Differentiate by definition

[calcnovis]

Can someone please confirm I am doing this correctly? Thanks!

Y=x²-2x+2 at P(x,y), let Q (x+Δx, y+Δy) be another point on the curve. Differentiate by definition
y+Δy=(x+Δx)² -2(x+Δx)+2
=X² +2x² (Δx)+2x(Δx)²+(Δx)²-2x-2Δx+2
Δy=2x²Δx+2x(Δx)²+(Δx)²-2Δx
Δy/Δx=2x²+2xΔx+(Δx)²-2
dy/dx=lim/Δx->0 [2x²+2xΔx+(Δx)²-2]
dy/dx=2x²-2

 

[DrPhil]

Can someone please confirm I am doing this correctly? Thanks!

Y=x²-2x+2 at P(x,y), let Q (x+Δx, y+Δy) be another point on the curve. Differentiate by definition
y+Δy=(x+Δx)² -2(x+Δx)+2
=X² +2x² (Δx)+2x(Δx)²+(Δx)²-2x-2Δx+2
No, should be:x² + 2x(Δx) + (Δx)² - 2x - 2Δx + 2
Δy=2x²Δx+2x(Δx)²+(Δx)²-2Δx
Δy/Δx=2x²+2xΔx+(Δx)²-2
dy/dx=lim/Δx->0 [2x²+2xΔx+(Δx)²-2]
dy/dx=2x²-2

You had extra terms when you squared the binomial. Fixing that should get rid of the square in your answer.

 

[JeffM]

Can someone please confirm I am doing this correctly? Thanks!

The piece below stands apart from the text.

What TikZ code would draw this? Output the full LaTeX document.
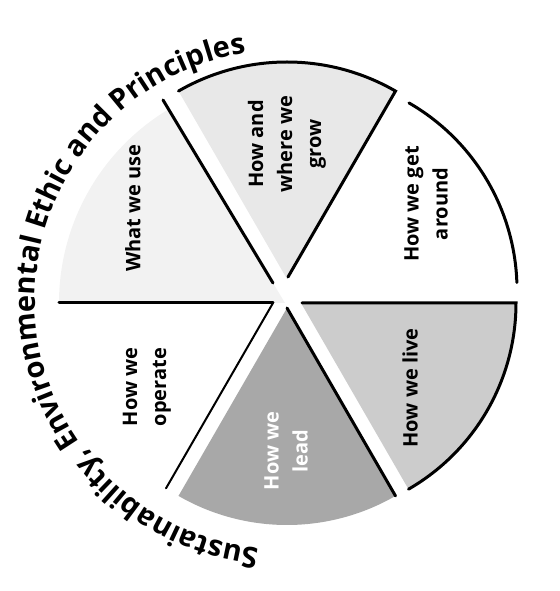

Y=x²-2x+2 at P(x,y), let Q (x+Δx, y+Δy) be another point on the curve. Differentiate by definition
y+Δy=(x+Δx)² -2(x+Δx)+2
=X² +2x² (Δx)+2x(Δx)²+(Δx)²-2x-2Δx+2 NO \(\displaystyle (x + \Delta x)^2 - 2(x + \Delta x ) + 2 = x^2 + 2x \Delta x + (\Delta x)^2 -2x - 2\Delta x + 2.\)
Δy=2x²Δx+2x(Δx)²+(Δx)²-2Δx SO \(\displaystyle \Delta y = x^2 + 2x \Delta x + (\Delta x)^2 -2x - 2\Delta x + 2 - (x^2 - 2x + 2) = 2x \Delta x + (\Delta x)^2 -2\Delta x.\)

Δy/Δx=2x²+2xΔx+(Δx)²-2 SO \(\displaystyle \dfrac{\Delta y}{\Delta x} = \dfrac{2x \Delta x + (\Delta x)^2 - 2\Delta x}{\Delta x} = 2x + \Delta x - 2.\)
dy/dx=lim/Δx->0 [2x²+2xΔx+(Δx)²-2] SO \(\displaystyle \dfrac{dy}{dx} =\displaystyle \lim_{\Delta x \rightarrow 0}(2x + \Delta x - 2) = \left(\lim_{\Delta x \rightarrow 0}2x\right) + \left(\lim_{\Delta x \rightarrow 0}\Delta x\right) + \left(\lim_{\Delta x \rightarrow 0}2\right).\)
dy/dx=2x²-2 SO \(\displaystyle \dfrac{dy}{dx} = 2x + 0 - 2 = 2x - 2.\)

You must be careful with your algebra in calculus.